Leave out any pictures and transcribe all other data below exactly.

□ □ □ □

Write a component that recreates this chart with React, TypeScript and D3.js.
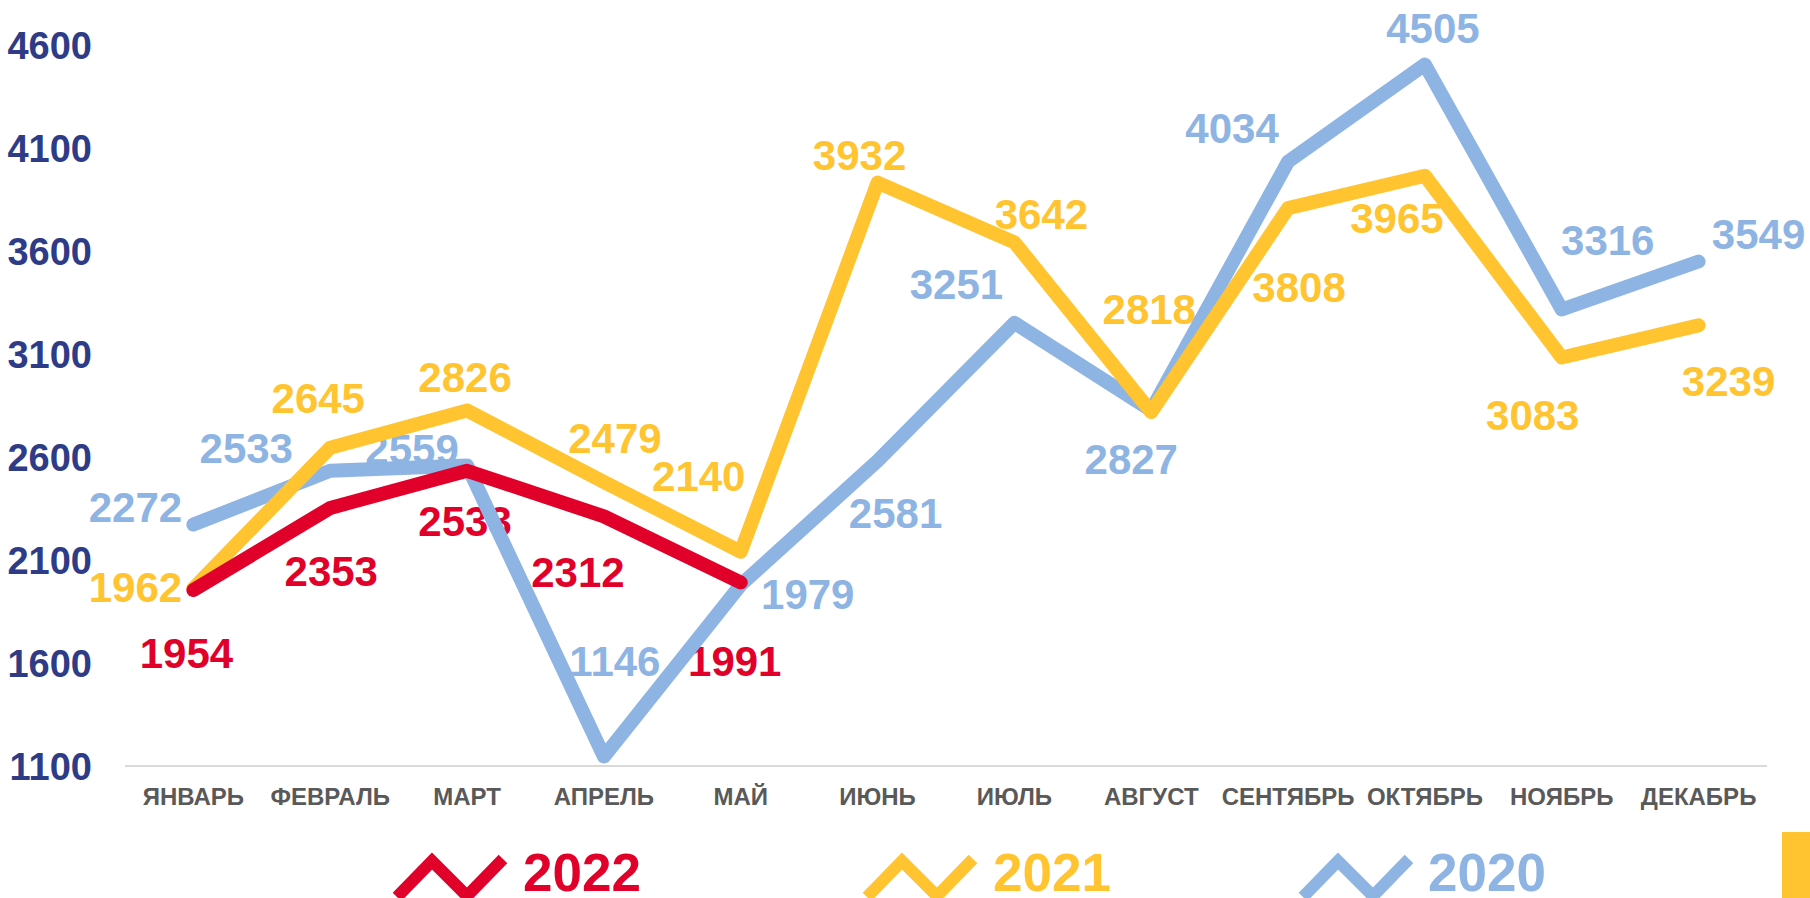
import React from "react";
import * as d3 from "d3";

const months = ["ЯНВАРЬ", "ФЕВРАЛЬ", "МАРТ", "АПРЕЛЬ", "МАЙ", "ИЮНЬ", "ИЮЛЬ", "АВГУСТ", "СЕНТЯБРЬ", "ОКТЯБРЬ", "НОЯБРЬ", "ДЕКАБРЬ"];
const values2020 = [2272, 2533, 2559, 1146, 1979, 2581, 3251, 2827, 4034, 4505, 3316, 3549];
const values2021 = [1962, 2645, 2826, 2479, 2140, 3932, 3642, 2818, 3808, 3965, 3083, 3239];
const values2022 = [1954, 2353, 2533, 2312, 1991];
const yTicks = [1100, 1600, 2100, 2600, 3100, 3600, 4100, 4600];
const seriesNames = ["2022", "2021", "2020"];

// label offsets (px) relative to each point
const off2020: [number, number][] = [[-58, -18], [-84, -23], [-55, -16], [11, -96], [67, 9], [18, 52], [-58, -39], [-20, 49], [-56, -34], [8, -37], [46, -70], [60, -28]];
const off2021: [number, number][] = [[-58, -1], [-12, -50], [-2, -33], [11, -44], [-42, -76], [-18, -28], [27, -28], [-2, -103], [11, 79], [-28, 42], [-29, 57], [30, 56]];
const off2022: [number, number][] = [[-7, 63], [1, 63], [-2, 50], [-26, 56], [-6, 79]];

const COLORS: Record<string, string> = { "2022": "#E1002A", "2021": "#FFC430", "2020": "#8EB4E3" };
const FONT = "'Liberation Sans', Arial, sans-serif";

export default function App() {
  const W = 1810, H = 898;
  const x = d3.scaleBand<string>().domain(months).range([125, 1767]).padding(0);
  const y = d3.scaleLinear().domain([1100, 4600]).range([766, 45]);
  const cx = (i: number) => (x(months[i]) as number) + x.bandwidth() / 2;
  const line = d3.line<number>().x((_, i) => cx(i)).y((d) => y(d));

  const series = [
    { name: "2020", values: values2020, off: off2020 },
    { name: "2021", values: values2021, off: off2021 },
    { name: "2022", values: values2022, off: off2022 },
  ];

  const legendPos: Record<string, { icon: number; text: number }> = {
    "2022": { icon: 397, text: 523 },
    "2021": { icon: 867, text: 993 },
    "2020": { icon: 1303, text: 1428 },
  };

  return (
    <div style={{ position: "absolute", left: 0, top: 0 }}>
      <svg width={W} height={H} style={{ display: "block", background: "#fff" }}>
        {/* y axis labels */}
        {yTicks.map((t) => (
          <text key={t} x={92} y={y(t) + 13.5} textAnchor="end" fontFamily={FONT} fontWeight="bold" fontSize={38} fill="#2E3B86">
            {t}
          </text>
        ))}
        {/* x axis line */}
        <line x1={125} x2={1767} y1={y(1100)} y2={y(1100)} stroke="#D9D9D9" strokeWidth={2} />
        {months.map((m, i) => (
          <text key={m} x={cx(i)} y={805} textAnchor="middle" fontFamily={FONT} fontWeight="bold" fontSize={24} fill="#595959">
            {m}
          </text>
        ))}
        {/* data labels */}
        {series.map((s) =>
          s.values.map((v, i) => (
            <text
              key={s.name + i}
              x={cx(i) + s.off[i][0]}
              y={y(v) + s.off[i][1] + 15}
              textAnchor="middle"
              fontFamily={FONT}
              fontWeight="bold"
              fontSize={42}
              fill={COLORS[s.name]}
            >
              {v}
            </text>
          ))
        )}
        {/* lines */}
        {series.map((s) => (
          <path
            key={s.name}
            d={line(s.values) || ""}
            fill="none"
            stroke={COLORS[s.name]}
            strokeWidth={14}
            strokeLinecap="round"
            strokeLinejoin="round"
          />
        ))}
        {/* legend */}
        {seriesNames.map((n) => {
          const p = legendPos[n];
          const pts: [number, number][] = [
            [p.icon, 897],
            [p.icon + 35, 861],
            [p.icon + 70, 896],
            [p.icon + 106, 859],
          ];
          return (
            <g key={n}>
              <path
                d={d3.line()(pts) || ""}
                fill="none"
                stroke={COLORS[n]}
                strokeWidth={12}
                strokeLinejoin="miter"
                strokeLinecap="butt"
              />
              <text x={p.text} y={891} fontFamily={FONT} fontWeight="bold" fontSize={53} fill={COLORS[n]}>
                {n}
              </text>
            </g>
          );
        })}
        <rect x={1782} y={832} width={28} height={66} fill="#FFC430" />
      </svg>
    </div>
  );
}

□ □ □ □

## SOLVED EXERCISE
Write a component that recreates this chart with React, TypeScript and D3.js.
import React from "react";
import * as d3 from "d3";

const months = ["ЯНВАРЬ", "ФЕВРАЛЬ", "МАРТ", "АПРЕЛЬ", "МАЙ", "ИЮНЬ", "ИЮЛЬ", "АВГУСТ", "СЕНТЯБРЬ", "ОКТЯБРЬ", "НОЯБРЬ", "ДЕКАБРЬ"];
const values2020 = [2272, 2533, 2559, 1146, 1979, 2581, 3251, 2827, 4034, 4505, 3316, 3549];
const values2021 = [1962, 2645, 2826, 2479, 2140, 3932, 3642, 2818, 3808, 3965, 3083, 3239];
const values2022 = [1954, 2353, 2533, 2312, 1991];
const yTicks = [1100, 1600, 2100, 2600, 3100, 3600, 4100, 4600];
const seriesNames = ["2022", "2021", "2020"];

// label offsets (px) relative to each point
const off2020: [number, number][] = [[-58, -18], [-84, -23], [-55, -16], [11, -96], [67, 9], [18, 52], [-58, -39], [-20, 49], [-56, -34], [8, -37], [46, -70], [60, -28]];
const off2021: [number, number][] = [[-58, -1], [-12, -50], [-2, -33], [11, -44], [-42, -76], [-18, -28], [27, -28], [-2, -103], [11, 79], [-28, 42], [-29, 57], [30, 56]];
const off2022: [number, number][] = [[-7, 63], [1, 63], [-2, 50], [-26, 56], [-6, 79]];

const COLORS: Record<string, string> = { "2022": "#E1002A", "2021": "#FFC430", "2020": "#8EB4E3" };
const FONT = "'Liberation Sans', Arial, sans-serif";

export default function App() {
  const W = 1810, H = 898;
  const x = d3.scaleBand<string>().domain(months).range([125, 1767]).padding(0);
  const y = d3.scaleLinear().domain([1100, 4600]).range([766, 45]);
  const cx = (i: number) => (x(months[i]) as number) + x.bandwidth() / 2;
  const line = d3.line<number>().x((_, i) => cx(i)).y((d) => y(d));

  const series = [
    { name: "2020", values: values2020, off: off2020 },
    { name: "2021", values: values2021, off: off2021 },
    { name: "2022", values: values2022, off: off2022 },
  ];

  const legendPos: Record<string, { icon: number; text: number }> = {
    "2022": { icon: 397, text: 523 },
    "2021": { icon: 867, text: 993 },
    "2020": { icon: 1303, text: 1428 },
  };

  return (
    <div style={{ position: "absolute", left: 0, top: 0 }}>
      <svg width={W} height={H} style={{ display: "block", background: "#fff" }}>
        {/* y axis labels */}
        {yTicks.map((t) => (
          <text key={t} x={92} y={y(t) + 13.5} textAnchor="end" fontFamily={FONT} fontWeight="bold" fontSize={38} fill="#2E3B86">
            {t}
          </text>
        ))}
        {/* x axis line */}
        <line x1={125} x2={1767} y1={y(1100)} y2={y(1100)} stroke="#D9D9D9" strokeWidth={2} />
        {months.map((m, i) => (
          <text key={m} x={cx(i)} y={805} textAnchor="middle" fontFamily={FONT} fontWeight="bold" fontSize={24} fill="#595959">
            {m}
          </text>
        ))}
        {/* data labels */}
        {series.map((s) =>
          s.values.map((v, i) => (
            <text
              key={s.name + i}
              x={cx(i) + s.off[i][0]}
              y={y(v) + s.off[i][1] + 15}
              textAnchor="middle"
              fontFamily={FONT}
              fontWeight="bold"
              fontSize={42}
              fill={COLORS[s.name]}
            >
              {v}
            </text>
          ))
        )}
        {/* lines */}
        {series.map((s) => (
          <path
            key={s.name}
            d={line(s.values) || ""}
            fill="none"
            stroke={COLORS[s.name]}
            strokeWidth={14}
            strokeLinecap="round"
            strokeLinejoin="round"
          />
        ))}
        {/* legend */}
        {seriesNames.map((n) => {
          const p = legendPos[n];
          const pts: [number, number][] = [
            [p.icon, 897],
            [p.icon + 35, 861],
            [p.icon + 70, 896],
            [p.icon + 106, 859],
          ];
          return (
            <g key={n}>
              <path
                d={d3.line()(pts) || ""}
                fill="none"
                stroke={COLORS[n]}
                strokeWidth={12}
                strokeLinejoin="miter"
                strokeLinecap="butt"
              />
              <text x={p.text} y={891} fontFamily={FONT} fontWeight="bold" fontSize={53} fill={COLORS[n]}>
                {n}
              </text>
            </g>
          );
        })}
        <rect x={1782} y={832} width={28} height={66} fill="#FFC430" />
      </svg>
    </div>
  );
}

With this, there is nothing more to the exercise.